Media release

New report Welfare in Canada, 2017 looks at latest welfare rates and how they compare to poverty measures

Published on 06/11/2018

Today, Maytree is releasing Welfare in Canada, 2017, the latest update of a yearly series showing the total income households on social assistance would have received (i.e., their income from social assistance alongside tax credits and child benefits). The report looks at how welfare incomes varied across every province and territory for four example households in 2017:

  1. Single person considered employable
  2. Single person with a disability
  3. Single parent with one child age 2
  4. Couple with two children ages 10 and 15

Using data provided by provincial and territorial government officials, the report describes the components of welfare incomes, how they have changed from previous years, and how they compared to low income thresholds. The amounts vary in every province and territory because each jurisdiction has distinct social assistance programs.

Key findings:

  • The total welfare incomes for both household types with children increased in 2017 in every province. This was driven by the introduction of the new Canada Child Benefit as 2017 was the first full year it was paid.
  • Single adult households saw less substantial and less consistent changes to their welfare incomes. The total welfare income for a single person rose in value in some provinces and fell in others. In most cases, these changes were relatively small.
  • In 2017, single adults with a disability saw the biggest shift in their welfare income in British Columbia, where their welfare income rose in value by $1,183 following two increases to Disability Assistance rates.
  • Even where welfare incomes were highest, they fell short of the poverty threshold. The closest was in Quebec where the welfare income of a single parent reached 85 per cent of the poverty threshold in Montreal; for a couple with two children it reached 83 per cent.
  • The welfare incomes in the Yukon and the Northwest Territories were generally higher than in the provinces, reflecting the higher cost of living in the territories.

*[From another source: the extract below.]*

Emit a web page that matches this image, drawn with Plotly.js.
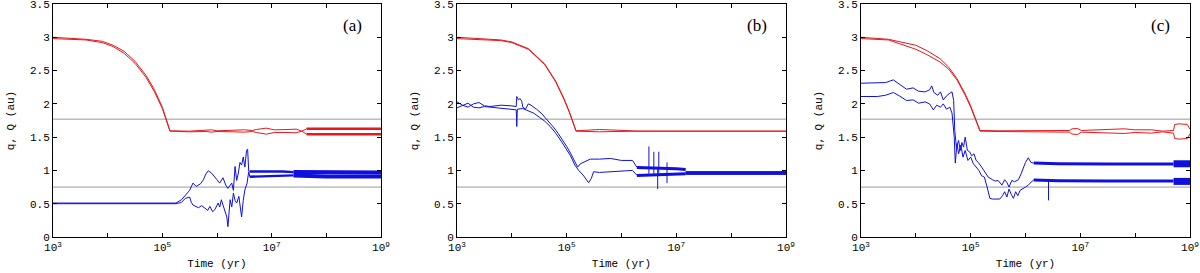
<!DOCTYPE html>
<html><head><meta charset="utf-8">
<script src="https://cdn.plot.ly/plotly-3.0.1.min.js"></script>
<style>html,body{margin:0;padding:0;background:#fff}#chart{width:1200px;height:273px}</style>
</head><body><div id="chart"></div>
<script>
// ---- shared ----
const refLevels = [1.77, 0.75];
const xRangeExp = [3, 9];
const xTickExp = [3, 5, 7, 9];
const xMinorExp = [4, 6, 8];
const xTickText = ['10<sup>3</sup>', '10<sup>5</sup>', '10<sup>7</sup>', '10<sup>9</sup>'];
const yTickVals = [0, 0.5, 1, 1.5, 2, 2.5, 3, 3.5];
const yTickText = ['0', '0.5', '1', '1.5', '2', '2.5', '3', '3.5'];
const panelLabels = ['(a)', '(b)', '(c)'];
// all times below are log10(time / yr)

// ---- panel (a) ----
const aQ1Exp = [3.0,3.3,3.6,3.9,4.1,4.3,4.5,4.7,4.85,5.0,5.1,5.14,5.5,5.8,5.9,6.0,6.3,6.5,6.65,6.72,6.9,7.05,7.3,7.45,7.55,7.64,9.0];
const aQ1 = [3.00,2.99,2.97,2.94,2.88,2.79,2.64,2.43,2.22,1.95,1.72,1.595,1.59,1.60,1.61,1.595,1.60,1.61,1.60,1.615,1.635,1.61,1.615,1.62,1.59,1.625,1.625];
const aQ2 = [2.98,2.975,2.96,2.92,2.86,2.76,2.61,2.40,2.19,1.93,1.70,1.59,1.58,1.585,1.575,1.585,1.58,1.575,1.585,1.57,1.545,1.57,1.57,1.565,1.59,1.545,1.545];
const aQBandExp = [7.64, 9.0];
const aQBandHi = [1.625, 1.625];
const aQBandLo = [1.545, 1.545];
const aq1Exp = [3.0,3.5,4.0,4.5,4.8,5.0,5.25,5.35,5.42,5.5,5.56,5.62,5.7,5.75,5.8,5.84,5.9,5.96,6.0,6.05,6.11,6.16,6.2,6.27,6.3,6.33,6.36,6.39,6.42,6.45,6.48,6.51,6.54,6.56,6.58,6.6];
const aq1 = [0.51,0.51,0.505,0.51,0.505,0.51,0.51,0.56,0.62,0.70,0.81,0.76,0.80,0.86,0.95,0.995,0.96,0.89,0.86,0.81,0.89,0.78,0.73,0.81,0.70,1.06,0.85,0.96,1.12,1.08,1.20,1.05,1.30,1.32,0.99,0.985];
const aq2Exp = [3.0,3.5,4.0,4.5,5.0,5.25,5.35,5.42,5.5,5.53,5.56,5.62,5.66,5.72,5.78,5.83,5.87,5.92,5.96,6.02,6.05,6.08,6.11,6.14,6.18,6.2,6.22,6.24,6.27,6.3,6.33,6.36,6.4,6.43,6.45,6.48,6.51,6.55,6.58,6.6];
const aq2 = [0.50,0.50,0.505,0.50,0.505,0.50,0.52,0.58,0.60,0.52,0.48,0.46,0.44,0.47,0.43,0.40,0.46,0.38,0.41,0.51,0.45,0.56,0.48,0.41,0.30,0.155,0.35,0.56,0.45,0.66,0.55,0.51,0.61,0.45,0.30,0.55,0.71,0.81,0.98,0.905];
const aBand1Exp = [6.6, 6.9, 7.2, 7.4];
const aBand1Hi = [0.985, 0.99, 0.985, 0.975];
const aBand1Lo = [0.905, 0.91, 0.915, 0.925];
const aBand2Exp = [7.4, 8.0, 9.0];
const aBand2Hi = [0.975, 0.97, 0.97];
const aBand2Lo = [0.925, 0.91, 0.91];
const aSpikeExp = [];
const aSpikeLo = [];
const aSpikeHi = [];

// ---- panel (b) ----
const bQ1Exp = [3.0,3.5,3.8,4.0,4.3,4.6,4.8,4.95,5.05,5.17,5.4,5.6,5.9,6.3,9.0];
const bQ1 = [3.00,2.98,2.96,2.93,2.83,2.60,2.34,2.08,1.88,1.595,1.61,1.615,1.605,1.59,1.59];
const bQ2 = [2.98,2.965,2.95,2.92,2.82,2.59,2.33,2.07,1.87,1.59,1.585,1.58,1.585,1.59,1.59];
const bQBandExp = [];
const bQBandHi = [];
const bQBandLo = [];
const bq1Exp = [3.0,3.1,3.2,3.3,3.4,3.5,3.6,3.8,4.0,4.08,4.09,4.12,4.15,4.18,4.2,4.25,4.3,4.35,4.45,4.55,4.6,4.7,4.76,4.85,4.95,5.0,5.07,5.15,5.2,5.25,5.3,5.43,5.6,5.8,6.0,6.2,6.28];
const bq1 = [2.03,1.98,1.95,2.0,2.02,1.97,1.96,1.98,1.97,1.96,2.11,2.06,2.08,2.04,1.95,1.92,2.0,1.98,1.92,1.85,1.8,1.71,1.65,1.55,1.43,1.36,1.26,1.13,1.05,1.1,1.12,1.17,1.17,1.18,1.15,1.15,1.05];
const bq2Exp = [3.0,3.1,3.2,3.3,3.4,3.5,3.6,3.8,4.0,4.08,4.09,4.1,4.2,4.3,4.4,4.5,4.6,4.7,4.8,4.9,5.0,5.07,5.15,5.22,5.3,5.37,5.4,5.45,5.49,5.6,5.8,6.0,6.2,6.28];
const bq2 = [1.94,1.98,2.01,1.95,1.94,1.96,1.95,1.93,1.92,1.91,1.66,1.92,1.93,1.89,1.86,1.8,1.74,1.66,1.56,1.44,1.32,1.22,1.08,1.0,0.93,0.86,0.815,0.88,0.98,0.97,0.98,0.99,1.0,0.93];
const bBand1Exp = [6.28, 6.6, 7.0, 7.17];
const bBand1Hi = [1.045, 1.04, 1.025, 1.015];
const bBand1Lo = [0.925, 0.93, 0.94, 0.95];
const bBand2Exp = [7.17, 9.0];
const bBand2Hi = [0.96, 0.96];
const bBand2Lo = [0.96, 0.96];
const bSpikeExp = [6.5, 6.59, 6.66, 6.68, 6.83];
const bSpikeLo = [0.95, 0.95, 0.72, 0.95, 0.81];
const bSpikeHi = [1.36, 1.28, 1.05, 1.28, 1.12];

// ---- panel (c) ----
const cQ1Exp = [3.0,3.5,4.0,4.2,4.44,4.6,4.75,4.9,5.0,5.1,5.17,5.5,6.0,6.5,6.8,6.85,6.95,7.02,7.4,7.6,7.8,8.0,8.3,8.5,8.7,8.72,8.8,8.95,9.0];
const cQ1 = [3.00,2.97,2.88,2.80,2.68,2.55,2.38,2.15,1.97,1.76,1.6,1.595,1.60,1.60,1.60,1.625,1.63,1.60,1.61,1.625,1.625,1.61,1.61,1.59,1.60,1.69,1.70,1.69,1.62];
const cQ2 = [2.98,2.96,2.82,2.74,2.63,2.52,2.36,2.13,1.95,1.74,1.59,1.585,1.58,1.58,1.575,1.545,1.54,1.575,1.565,1.55,1.555,1.57,1.56,1.58,1.56,1.48,1.47,1.48,1.55];
const cQBandExp = [];
const cQBandHi = [];
const cQBandLo = [];
const cq1Exp = [3.0,3.3,3.45,3.59,3.7,3.83,3.95,4.05,4.17,4.25,4.29,4.33,4.4,4.45,4.5,4.56,4.62,4.66,4.69,4.71,4.74,4.78,4.81,4.84,4.87,4.9,4.94,4.98,5.02,5.06,5.1,5.14,5.2,5.26,5.32,5.4,5.45,5.5,5.57,5.62,5.66,5.7,5.75,5.8,5.87,5.92,5.96,6.0,6.05,6.1,6.15];
const cq1 = [2.31,2.31,2.32,2.36,2.30,2.22,2.24,2.19,2.18,2.21,2.27,2.17,2.13,2.18,2.06,2.12,2.16,2.18,2.05,1.6,1.35,1.45,1.3,1.42,1.35,1.5,1.3,1.28,1.22,1.25,1.15,1.12,1.05,0.98,0.9,0.86,0.84,0.85,0.78,0.86,0.82,0.75,0.85,0.83,0.86,0.95,1.05,1.12,1.19,1.12,1.11];
const cq2Exp = [3.0,3.3,3.45,3.59,3.7,3.83,3.95,4.05,4.17,4.25,4.32,4.38,4.45,4.5,4.56,4.62,4.66,4.7,4.72,4.75,4.78,4.82,4.86,4.9,4.95,5.0,5.05,5.1,5.15,5.2,5.25,5.3,5.35,5.4,5.45,5.53,5.58,5.62,5.66,5.7,5.74,5.78,5.82,5.86,5.9,5.95,6.0,6.05,6.1,6.15];
const cq2 = [2.11,2.11,2.13,2.17,2.12,2.05,2.06,2.01,2.03,2.0,1.91,1.98,1.95,2.0,1.92,1.95,1.86,1.5,1.11,1.4,1.25,1.38,1.2,1.3,1.15,1.2,1.1,1.05,1.0,0.92,0.9,0.75,0.58,0.57,0.57,0.57,0.62,0.68,0.6,0.72,0.64,0.58,0.68,0.62,0.7,0.72,0.75,0.78,0.82,0.86];
const cBand1Exp = [6.15, 6.6, 7.5, 8.7];
const cBand1Hi = [1.11, 1.10, 1.095, 1.095];
const cBand1Lo = [0.855, 0.845, 0.84, 0.84];
const cBand2Exp = [8.7, 9.0];
const cBand2Hi = [1.1, 1.1];
const cBand2Lo = [0.835, 0.835];
const cSpikeExp = [6.42];
const cSpikeLo = [0.55];
const cSpikeHi = [0.86];

// ---- build ----
const RED = 'rgb(232,24,28)', BLUE = 'rgb(16,16,222)', GREY = '#9a9a9a';
const FONT = 'Liberation Mono, Courier New, monospace';
const panels = [
  {Q1Exp:aQ1Exp,Q1:aQ1,Q2:aQ2,QBExp:aQBandExp,QBHi:aQBandHi,QBLo:aQBandLo,q1Exp:aq1Exp,q1:aq1,q2Exp:aq2Exp,q2:aq2,
   b1Exp:aBand1Exp,b1Hi:aBand1Hi,b1Lo:aBand1Lo,b2Exp:aBand2Exp,b2Hi:aBand2Hi,b2Lo:aBand2Lo,sExp:aSpikeExp,sLo:aSpikeLo,sHi:aSpikeHi,w1:2.4,w2:4},
  {Q1Exp:bQ1Exp,Q1:bQ1,Q2:bQ2,QBExp:bQBandExp,QBHi:bQBandHi,QBLo:bQBandLo,q1Exp:bq1Exp,q1:bq1,q2Exp:bq2Exp,q2:bq2,
   b1Exp:bBand1Exp,b1Hi:bBand1Hi,b1Lo:bBand1Lo,b2Exp:bBand2Exp,b2Hi:bBand2Hi,b2Lo:bBand2Lo,sExp:bSpikeExp,sLo:bSpikeLo,sHi:bSpikeHi,w1:3,w2:3.5},
  {Q1Exp:cQ1Exp,Q1:cQ1,Q2:cQ2,QBExp:cQBandExp,QBHi:cQBandHi,QBLo:cQBandLo,q1Exp:cq1Exp,q1:cq1,q2Exp:cq2Exp,q2:cq2,
   b1Exp:cBand1Exp,b1Hi:cBand1Hi,b1Lo:cBand1Lo,b2Exp:cBand2Exp,b2Hi:cBand2Hi,b2Lo:cBand2Lo,sExp:cSpikeExp,sLo:cSpikeLo,sHi:cSpikeHi,w1:3,w2:7}
];
const toT = arr => arr.map(e => e === null ? null : Math.pow(10, e));
const traces = [];
panels.forEach((p, i) => {
  const xa = 'x' + (i ? i + 1 : ''), ya = 'y' + (i ? i + 1 : '');
  const add = (xs, ys, color, width) => traces.push({type:'scatter', mode:'lines', x: toT(xs), y: ys,
    xaxis: xa, yaxis: ya, line: {color, width}, hoverinfo: 'skip', showlegend: false});
  refLevels.forEach(v => add(xRangeExp, [v, v], GREY, 1));
  add(p.Q1Exp, p.Q1, RED, 1);
  add(p.Q1Exp, p.Q2, RED, 1);
  if (p.QBExp.length) { add(p.QBExp, p.QBHi, RED, 2.5); add(p.QBExp, p.QBLo, RED, 2.5); }
  add(p.q1Exp, p.q1, BLUE, 1);
  add(p.q2Exp, p.q2, BLUE, 1);
  if (p.sExp.length) {
    const sx = [], sy = [];
    p.sExp.forEach((e, k) => { sx.push(e, e, null); sy.push(p.sLo[k], p.sHi[k], null); });
    add(sx, sy, BLUE, 1);
  }
  add(p.b1Exp, p.b1Hi, BLUE, p.w1); add(p.b1Exp, p.b1Lo, BLUE, p.w1);
  add(p.b2Exp, p.b2Hi, BLUE, p.w2); add(p.b2Exp, p.b2Lo, BLUE, p.w2);
});

const xDomains = [[53/1200, 381/1200], [457/1200, 786/1200], [861/1200, 1190/1200]];
const layout = {
  width: 1200, height: 273, margin: {l: 0, r: 0, t: 4, b: 36},
  paper_bgcolor: '#fff', plot_bgcolor: '#fff', showlegend: false, hovermode: false,
  annotations: []
};
xDomains.forEach((d, i) => {
  const k = i ? i + 1 : '';
  layout['xaxis' + k] = {
    type: 'log', domain: d, range: xRangeExp, anchor: 'y' + k,
    tickmode: 'array', tickvals: toT(xTickExp), ticktext: xTickText,
    minor: {tickmode: 'array', tickvals: toT(xMinorExp), ticks: 'inside', ticklen: 4, tickcolor: '#000', showgrid: false},
    ticks: 'inside', ticklen: 4, tickcolor: '#000', mirror: 'ticks', showline: true, linecolor: '#000', linewidth: 1,
    showgrid: false, zeroline: false, tickfont: {family: FONT, size: 11, color: '#000'},
    ticklabeloverflow: 'allow',
    title: {text: 'Time (yr)', font: {family: FONT, size: 11, color: '#000'}, standoff: 6}
  };
  layout['yaxis' + k] = {
    domain: [0, 1], range: [0, 3.5], anchor: 'x' + k,
    tickmode: 'array', tickvals: yTickVals, ticktext: yTickText,
    ticks: 'inside', ticklen: 4, tickcolor: '#000', mirror: 'ticks', showline: true, linecolor: '#000', linewidth: 1,
    showgrid: false, zeroline: false, tickfont: {family: FONT, size: 11, color: '#000'},
    ticklabeloverflow: 'allow',
    title: {text: 'q, Q (au)', font: {family: FONT, size: 11, color: '#000'}, standoff: 13}
  };
  layout.annotations.push({xref: 'x' + k, yref: 'y' + k, x: 8.47, y: 3.18, text: panelLabels[i], showarrow: false,
    font: {family: 'Liberation Serif, Times New Roman, serif', size: 17, color: '#000'}});
});
Plotly.newPlot('chart', traces, layout, {staticPlot: true, displayModeBar: false});
</script></body></html>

Conversely, welfare incomes in Nunavut were lower than in the provinces, reflecting the high proportion of households on social assistance living in subsidized housing whose living costs are reduced through housing subsidies.

To access the data and download the report, visit

Welfare in Canada was established by the Caledon Institute of Social Policy to maintain data previously published by the National Council of Welfare. In 2018, Maytree assumed responsibility for updating the series.